For a membership fee, the Houston-based Fair offers a checking account and international money transfers to its members as part of its soft launch; it will introduce early wage access, a debit card for kids, a robo adviser and loans over time. Toward the end of the year, Fair will launch business accounts. The lifetime membership fee for the first million customers is $99 (discounted to $79 for a limited time), and will transition to a $9.99 monthly fee thereafter. Coastal Community Bank, a $1.8 billion-asset institution in Everett, Wash., holds the deposits.

Parekh is also the founder and CEO of Amsys Group, which owns a number of technology and health care firms, including Fair. In an interview, he explained how his challenger bank will operate within sharia guidelines and why there is demand for such a service. The interview has been edited for length and clarity.

How does Fair adhere to sharia principles?

KHALID PAREKH: There are three ways. One, we don’t leverage your deposits and earn interest on those funds. Two, we don’t give out any loans that are interest-related. Instead, we are launching home loans this summer that are equity-based. Three, we are launching a robo investing platform where we will ask questions about your age, what kind of return you want and what risks you want to take. We will only recommend investments that are sharia-compliant, meaning we don’t allow you to invest in companies [involving] alcohol, cigarettes, pornography, pork or gambling.

But I want to be very clear that Fair is a platform for all religions, for people from all backgrounds. We conform to strict SRI [socially responsible investing] principles where we are all about people over profits. Fair is for everybody.

How will interest-free loans work?

For home lending, Fair will partner with members to provide a no-interest alternative. Say you want to buy a house. You and Fair will contribute your portions into a joint purchasing behavior, like an LLC, that buys the house. You pay rent to the LLC and you have an option every month to buy shares from Fair so you are buying your equity back.

What do you do with your customer’s money if you’re not lending it out?

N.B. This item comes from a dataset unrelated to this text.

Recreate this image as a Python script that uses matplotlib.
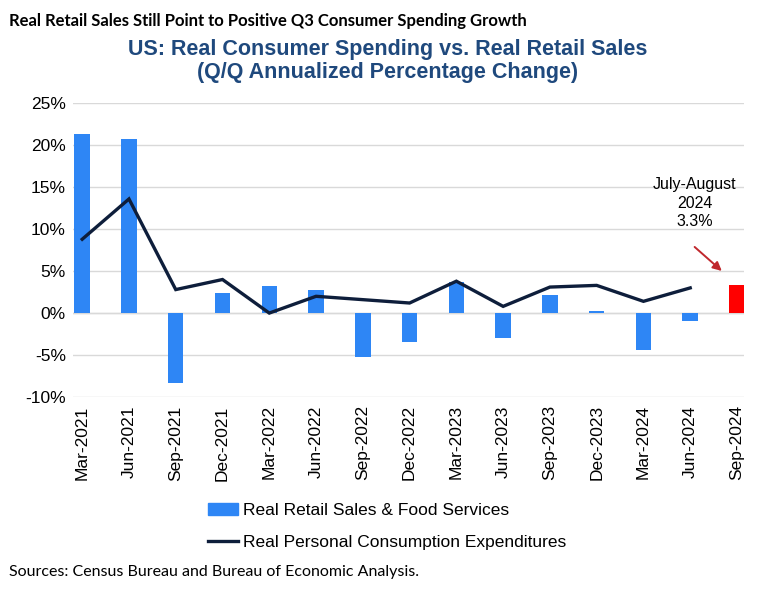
import numpy as np
import matplotlib
matplotlib.use("Agg")
import matplotlib.pyplot as plt
from matplotlib.patches import Patch
from matplotlib.lines import Line2D

# Quarter labels
quarters = ["Mar-2021", "Jun-2021", "Sep-2021", "Dec-2021", "Mar-2022", "Jun-2022",
            "Sep-2022", "Dec-2022", "Mar-2023", "Jun-2023", "Sep-2023", "Dec-2023",
            "Mar-2024", "Jun-2024", "Sep-2024"]
# Real retail sales & food services, Q/Q annualized % (last one is Jul-Aug 2024)
retail = [21.4, 20.7, -8.3, 2.4, 3.2, 2.7, -5.2, -3.4, 3.7, -3.0, 2.1, 0.25, -4.4, -1.0, 3.3]
# Real personal consumption expenditures, Q/Q annualized %
pce = [8.8, 13.6, 2.8, 4.0, 0.0, 2.0, 1.6, 1.2, 3.8, 0.8, 3.1, 3.3, 1.4, 3.0, np.nan]

yticks = [-10, -5, 0, 5, 10, 15, 20, 25]

BLUE = "#2E86F5"
RED = "#FF0000"
NAVY = "#0E1E3B"
GRID = "#D9D9D9"

plt.rcParams["font.family"] = ["Liberation Sans", "DejaVu Sans"]

fig = plt.figure(figsize=(7.75, 5.89), dpi=100)
ax = fig.add_axes([0.094, 0.326, 0.866, 0.4986])

x = np.arange(len(quarters))
colors = [BLUE] * (len(quarters) - 1) + [RED]
ax.bar(x, retail, width=0.33, color=colors, zorder=2)
ax.plot(x, pce, color=NAVY, lw=2.4, zorder=3, solid_joinstyle="miter")

ax.set_ylim(-10, 25)
ax.set_xlim(-0.2, 14.15)
ax.set_yticks(yticks)
ax.set_yticklabels([f"{v}%" for v in yticks], fontsize=12.5)
ax.set_xticks(x)
ax.set_xticklabels(quarters, rotation=90, fontsize=12.5)
ax.tick_params(length=0, pad=5)
ax.tick_params(axis="x", pad=6)
ax.grid(axis="y", color=GRID, lw=1, zorder=0)
ax.axhline(0, color=GRID, lw=1, zorder=1)
for s in ax.spines.values():
    s.set_visible(False)

# annotation for the last bar
ax.annotate("", xy=(13.72, 4.8), xytext=(13.05, 8.1),
            arrowprops=dict(arrowstyle="-|>", color="#C0282D", lw=1.4, mutation_scale=13))
ax.text(13.1, 10.0, "July-August\n2024\n3.3%", ha="center", va="bottom",
        fontsize=11.5, linespacing=1.3)

# legend
handles = [Patch(color=BLUE), Line2D([0], [0], color=NAVY, lw=2.4)]
labels = ["Real Retail Sales & Food Services", "Real Personal Consumption Expenditures"]
fig.legend(handles, labels, loc="upper left", bbox_to_anchor=(0.268, 0.146),
           bbox_transform=fig.transFigure, frameon=False, fontsize=12.5,
           handlelength=1.75, handletextpad=0.3, labelspacing=0.95,
           borderpad=0, borderaxespad=0)

# titles
fig.text(0.012, 0.978, "Real Retail Sales Still Point to Positive Q3 Consumer Spending Growth",
         ha="left", va="top", fontsize=12, fontweight="bold", family=["Lato", "DejaVu Sans"])
fig.text(0.5, 0.896, "US: Real Consumer Spending vs. Real Retail Sales\n(Q/Q Annualized Percentage Change)",
         ha="center", va="center", fontsize=15.5, fontweight="bold", color="#1F497D",
         linespacing=1.15, family=["Liberation Sans Narrow", "Liberation Sans"])
fig.text(0.012, 0.017, "Sources: Census Bureau and Bureau of Economic Analysis.",
         ha="left", va="bottom", fontsize=11.5, family=["Lato", "DejaVu Sans"])

fig.savefig("out.png", dpi=100)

Nothing. We leave it there. But we will be launching a dividend savings account where, as a member of Fair, you park your money and we give you a 2% dividend paid monthly. That money comes from funds we have invested in halal sharia products. When you make money on money, that’s interest. But you own the dividend account, so instead of getting interest we are sharing the profits with you and giving you dividends.

Why was it important to you to adhere to sharia law?

When we asked Muslims why they bank with Chase versus an Islamic bank that offers sharia-compliant products, their answer was, “We don’t have a choice.” Fair launched to give people an alternative to traditional finance that follows strict sharia guidelines. There are some lenders out there that do [compliant] home loans but there is not one institution that allows you to do banking, lending, investments and retirement.

Is this compliance something you are making clear to your customers, or using as a marketing tactic?

It’s more of us wanting to be universal versus catering to one specific audience. We call it ethical banking. It will come up in messaging that we are a halal bank but not specifically that we are a sharia-based or Islamic finance-based bank. That’s why we are using those words — ethical, people-first, no-interest or interest-free. Someone who sees the term “interest free” on our website will know that is Islamic finance.

How will you make money?

The majority will come from the subscription fee and we will make some money from interchange. We have a Costco model — you pay us a membership fee and we curate the best products for you. We don’t charge ATM fees, international money transfer fees or nonsufficient-funds fees.

I’m not doing Fair because I want to make money. I’m independently wealthy. I want to launch Fair as people over profits.